• _RECORDED INFORMATION_
· · · ·
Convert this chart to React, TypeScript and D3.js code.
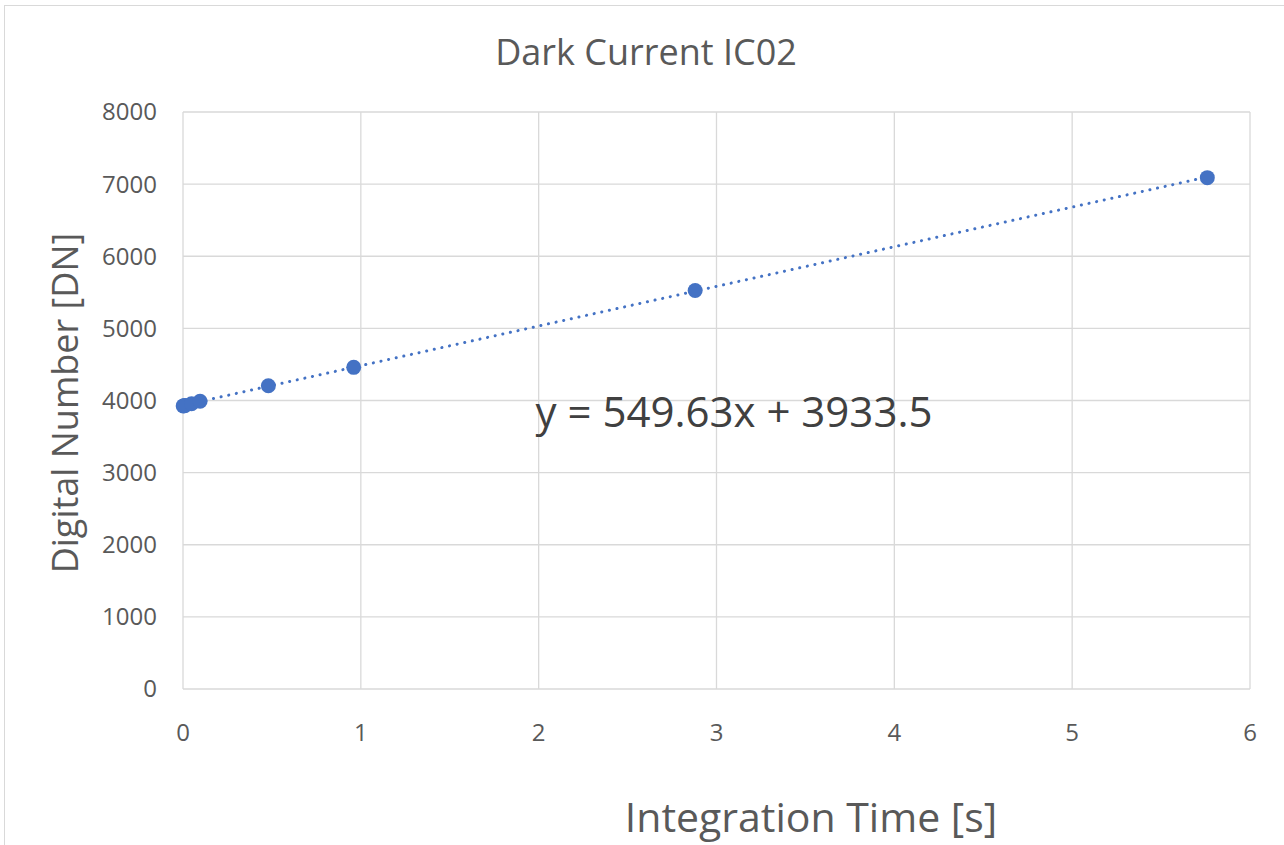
import React from "react";
import * as d3 from "d3";

const times = [0.0012, 0.006, 0.012, 0.048, 0.096, 0.48, 0.96, 2.88, 5.76];
const values = [3925, 3928, 3932, 3955, 3990, 4205, 4460, 5525, 7090];
const xTicks = [0, 1, 2, 3, 4, 5, 6];
const yTicks = [0, 1000, 2000, 3000, 4000, 5000, 6000, 7000, 8000];
const slope = 549.63;
const intercept = 3933.5;
const title = "Dark Current IC02";
const xLabel = "Integration Time [s]";
const yLabel = "Digital Number [DN]";

const W = 1284;
const H = 845;
const FONT = "'Open Sans', 'Noto Sans', sans-serif";

export default function App() {
  const x = d3.scaleLinear().domain([0, 6]).range([183, 1250]);
  const y = d3.scaleLinear().domain([0, 8000]).range([689, 112]);
  const pts = times.map((t, i) => [t, values[i]] as [number, number]);
  const trendX = [0, d3.max(times) as number];
  const line = d3
    .line<number>()
    .x((t) => x(t))
    .y((t) => y(slope * t + intercept));

  return (
    <svg
      width={W}
      height={H}
      style={{ position: "absolute", left: 0, top: 0, background: "#fff" }}
      fontFamily={FONT}
    >
      <rect x={4.5} y={5.5} width={W + 10} height={H + 10} fill="#fff" stroke="#d9d9d9" strokeWidth={1} />
      {yTicks.map((v) => (
        <line key={"gy" + v} x1={x(0)} x2={x(6)} y1={y(v)} y2={y(v)} stroke="#d9d9d9" strokeWidth={1.3} />
      ))}
      {xTicks.map((v) => (
        <line key={"gx" + v} x1={x(v)} x2={x(v)} y1={y(0)} y2={y(8000)} stroke="#d9d9d9" strokeWidth={1.3} />
      ))}
      {yTicks.map((v) => (
        <text key={"ty" + v} x={157} y={y(v)} dy="0.35em" textAnchor="end" fontSize={24} fill="#595959">
          {v}
        </text>
      ))}
      {xTicks.map((v) => (
        <text key={"tx" + v} x={x(v)} y={733} dy="0.35em" textAnchor="middle" fontSize={24} fill="#595959">
          {v}
        </text>
      ))}
      <path
        d={line(trendX) as string}
        fill="none"
        stroke="#4472C4"
        strokeWidth={3}
        strokeLinecap="round"
        strokeDasharray="0.1 7.7"
      />
      {pts.map(([t, v], i) => (
        <circle key={"p" + i} cx={x(t)} cy={y(v)} r={7.5} fill="#4472C4" />
      ))}
      <text x={734} y={412} dy="0.35em" textAnchor="middle" fontSize={42} fill="#404040">
        y = 549.63x + 3933.5
      </text>
      <text x={646} y={52} dy="0.35em" textAnchor="middle" fontSize={36} fill="#595959">
        {title}
      </text>
      <text x={811} y={818} dy="0.35em" textAnchor="middle" fontSize={41} fill="#595959">
        {xLabel}
      </text>
      <text
        transform={`translate(65,403) rotate(-90)`}
        dy="0.35em"
        textAnchor="middle"
        fontSize={36}
        fill="#595959"
      >
        {yLabel}
      </text>
    </svg>
  );
}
· · · ·
• _CHALLENGE_
Write out the material above again, word for word, minus its pictures.

• _FINAL RESULT_
Convert this chart to React, TypeScript and D3.js code.
import React from "react";
import * as d3 from "d3";

const times = [0.0012, 0.006, 0.012, 0.048, 0.096, 0.48, 0.96, 2.88, 5.76];
const values = [3925, 3928, 3932, 3955, 3990, 4205, 4460, 5525, 7090];
const xTicks = [0, 1, 2, 3, 4, 5, 6];
const yTicks = [0, 1000, 2000, 3000, 4000, 5000, 6000, 7000, 8000];
const slope = 549.63;
const intercept = 3933.5;
const title = "Dark Current IC02";
const xLabel = "Integration Time [s]";
const yLabel = "Digital Number [DN]";

const W = 1284;
const H = 845;
const FONT = "'Open Sans', 'Noto Sans', sans-serif";

export default function App() {
  const x = d3.scaleLinear().domain([0, 6]).range([183, 1250]);
  const y = d3.scaleLinear().domain([0, 8000]).range([689, 112]);
  const pts = times.map((t, i) => [t, values[i]] as [number, number]);
  const trendX = [0, d3.max(times) as number];
  const line = d3
    .line<number>()
    .x((t) => x(t))
    .y((t) => y(slope * t + intercept));

  return (
    <svg
      width={W}
      height={H}
      style={{ position: "absolute", left: 0, top: 0, background: "#fff" }}
      fontFamily={FONT}
    >
      <rect x={4.5} y={5.5} width={W + 10} height={H + 10} fill="#fff" stroke="#d9d9d9" strokeWidth={1} />
      {yTicks.map((v) => (
        <line key={"gy" + v} x1={x(0)} x2={x(6)} y1={y(v)} y2={y(v)} stroke="#d9d9d9" strokeWidth={1.3} />
      ))}
      {xTicks.map((v) => (
        <line key={"gx" + v} x1={x(v)} x2={x(v)} y1={y(0)} y2={y(8000)} stroke="#d9d9d9" strokeWidth={1.3} />
      ))}
      {yTicks.map((v) => (
        <text key={"ty" + v} x={157} y={y(v)} dy="0.35em" textAnchor="end" fontSize={24} fill="#595959">
          {v}
        </text>
      ))}
      {xTicks.map((v) => (
        <text key={"tx" + v} x={x(v)} y={733} dy="0.35em" textAnchor="middle" fontSize={24} fill="#595959">
          {v}
        </text>
      ))}
      <path
        d={line(trendX) as string}
        fill="none"
        stroke="#4472C4"
        strokeWidth={3}
        strokeLinecap="round"
        strokeDasharray="0.1 7.7"
      />
      {pts.map(([t, v], i) => (
        <circle key={"p" + i} cx={x(t)} cy={y(v)} r={7.5} fill="#4472C4" />
      ))}
      <text x={734} y={412} dy="0.35em" textAnchor="middle" fontSize={42} fill="#404040">
        y = 549.63x + 3933.5
      </text>
      <text x={646} y={52} dy="0.35em" textAnchor="middle" fontSize={36} fill="#595959">
        {title}
      </text>
      <text x={811} y={818} dy="0.35em" textAnchor="middle" fontSize={41} fill="#595959">
        {xLabel}
      </text>
      <text
        transform={`translate(65,403) rotate(-90)`}
        dy="0.35em"
        textAnchor="middle"
        fontSize={36}
        fill="#595959"
      >
        {yLabel}
      </text>
    </svg>
  );
}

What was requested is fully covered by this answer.